■ DATA SEGMENT
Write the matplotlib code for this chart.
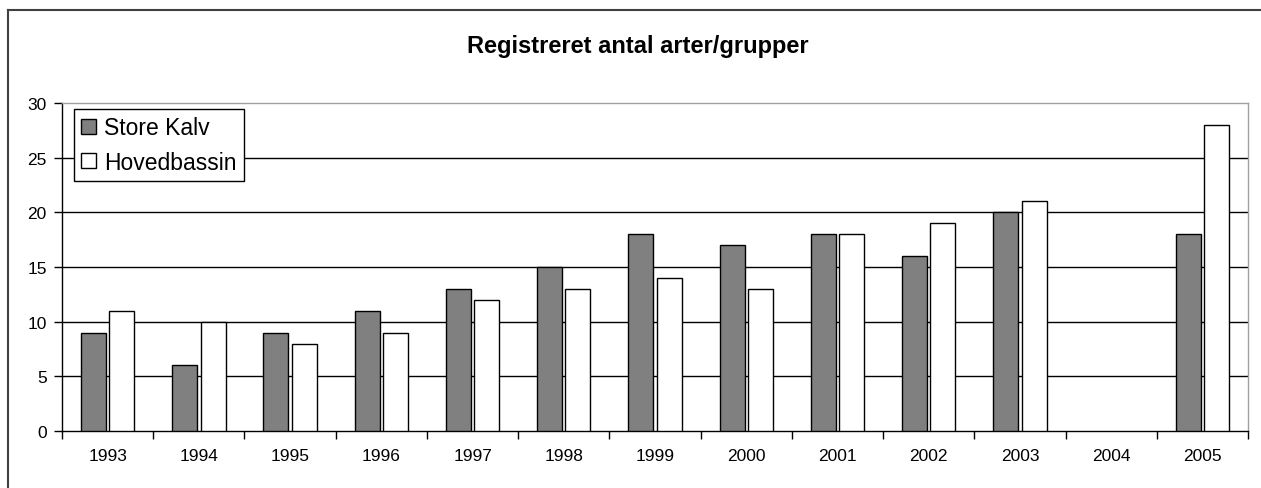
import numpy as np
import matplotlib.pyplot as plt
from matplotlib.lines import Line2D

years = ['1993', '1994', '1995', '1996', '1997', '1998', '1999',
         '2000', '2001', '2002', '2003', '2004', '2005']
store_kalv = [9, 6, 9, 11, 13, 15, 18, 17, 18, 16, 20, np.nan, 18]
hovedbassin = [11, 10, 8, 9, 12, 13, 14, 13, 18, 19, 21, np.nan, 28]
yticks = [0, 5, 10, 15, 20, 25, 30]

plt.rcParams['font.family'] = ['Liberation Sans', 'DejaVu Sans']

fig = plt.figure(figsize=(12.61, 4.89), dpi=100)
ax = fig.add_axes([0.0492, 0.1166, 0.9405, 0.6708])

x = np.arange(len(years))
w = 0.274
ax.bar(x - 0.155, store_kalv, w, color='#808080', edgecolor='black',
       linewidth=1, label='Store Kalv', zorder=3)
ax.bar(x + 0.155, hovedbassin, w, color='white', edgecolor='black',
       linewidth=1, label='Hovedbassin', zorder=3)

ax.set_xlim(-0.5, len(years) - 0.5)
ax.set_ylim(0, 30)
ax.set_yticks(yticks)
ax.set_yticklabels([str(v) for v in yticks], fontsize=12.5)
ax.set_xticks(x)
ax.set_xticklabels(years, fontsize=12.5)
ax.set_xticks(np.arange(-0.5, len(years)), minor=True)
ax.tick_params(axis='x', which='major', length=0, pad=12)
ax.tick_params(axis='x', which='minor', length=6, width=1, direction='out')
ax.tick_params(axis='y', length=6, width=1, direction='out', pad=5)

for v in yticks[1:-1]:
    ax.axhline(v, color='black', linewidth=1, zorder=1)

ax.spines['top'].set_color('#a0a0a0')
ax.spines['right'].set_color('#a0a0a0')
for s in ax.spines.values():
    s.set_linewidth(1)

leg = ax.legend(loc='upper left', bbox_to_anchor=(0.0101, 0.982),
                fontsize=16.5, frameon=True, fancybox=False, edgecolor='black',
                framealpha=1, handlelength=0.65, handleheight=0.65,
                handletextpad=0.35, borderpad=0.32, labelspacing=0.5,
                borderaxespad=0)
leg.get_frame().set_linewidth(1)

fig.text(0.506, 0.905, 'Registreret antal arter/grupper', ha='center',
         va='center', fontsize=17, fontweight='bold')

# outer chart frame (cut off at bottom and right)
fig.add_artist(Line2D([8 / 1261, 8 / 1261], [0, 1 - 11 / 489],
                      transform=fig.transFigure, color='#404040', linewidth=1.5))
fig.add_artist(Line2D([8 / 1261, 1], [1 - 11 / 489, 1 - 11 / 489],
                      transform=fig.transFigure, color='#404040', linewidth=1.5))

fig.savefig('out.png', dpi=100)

■ THE TASK
Write out the material above again, word for word, minus its pictures.

■ WRITTEN RESPONSE
Write the matplotlib code for this chart.
import numpy as np
import matplotlib.pyplot as plt
from matplotlib.lines import Line2D

years = ['1993', '1994', '1995', '1996', '1997', '1998', '1999',
         '2000', '2001', '2002', '2003', '2004', '2005']
store_kalv = [9, 6, 9, 11, 13, 15, 18, 17, 18, 16, 20, np.nan, 18]
hovedbassin = [11, 10, 8, 9, 12, 13, 14, 13, 18, 19, 21, np.nan, 28]
yticks = [0, 5, 10, 15, 20, 25, 30]

plt.rcParams['font.family'] = ['Liberation Sans', 'DejaVu Sans']

fig = plt.figure(figsize=(12.61, 4.89), dpi=100)
ax = fig.add_axes([0.0492, 0.1166, 0.9405, 0.6708])

x = np.arange(len(years))
w = 0.274
ax.bar(x - 0.155, store_kalv, w, color='#808080', edgecolor='black',
       linewidth=1, label='Store Kalv', zorder=3)
ax.bar(x + 0.155, hovedbassin, w, color='white', edgecolor='black',
       linewidth=1, label='Hovedbassin', zorder=3)

ax.set_xlim(-0.5, len(years) - 0.5)
ax.set_ylim(0, 30)
ax.set_yticks(yticks)
ax.set_yticklabels([str(v) for v in yticks], fontsize=12.5)
ax.set_xticks(x)
ax.set_xticklabels(years, fontsize=12.5)
ax.set_xticks(np.arange(-0.5, len(years)), minor=True)
ax.tick_params(axis='x', which='major', length=0, pad=12)
ax.tick_params(axis='x', which='minor', length=6, width=1, direction='out')
ax.tick_params(axis='y', length=6, width=1, direction='out', pad=5)

for v in yticks[1:-1]:
    ax.axhline(v, color='black', linewidth=1, zorder=1)

ax.spines['top'].set_color('#a0a0a0')
ax.spines['right'].set_color('#a0a0a0')
for s in ax.spines.values():
    s.set_linewidth(1)

leg = ax.legend(loc='upper left', bbox_to_anchor=(0.0101, 0.982),
                fontsize=16.5, frameon=True, fancybox=False, edgecolor='black',
                framealpha=1, handlelength=0.65, handleheight=0.65,
                handletextpad=0.35, borderpad=0.32, labelspacing=0.5,
                borderaxespad=0)
leg.get_frame().set_linewidth(1)

fig.text(0.506, 0.905, 'Registreret antal arter/grupper', ha='center',
         va='center', fontsize=17, fontweight='bold')

# outer chart frame (cut off at bottom and right)
fig.add_artist(Line2D([8 / 1261, 8 / 1261], [0, 1 - 11 / 489],
                      transform=fig.transFigure, color='#404040', linewidth=1.5))
fig.add_artist(Line2D([8 / 1261, 1], [1 - 11 / 489, 1 - 11 / 489],
                      transform=fig.transFigure, color='#404040', linewidth=1.5))

fig.savefig('out.png', dpi=100)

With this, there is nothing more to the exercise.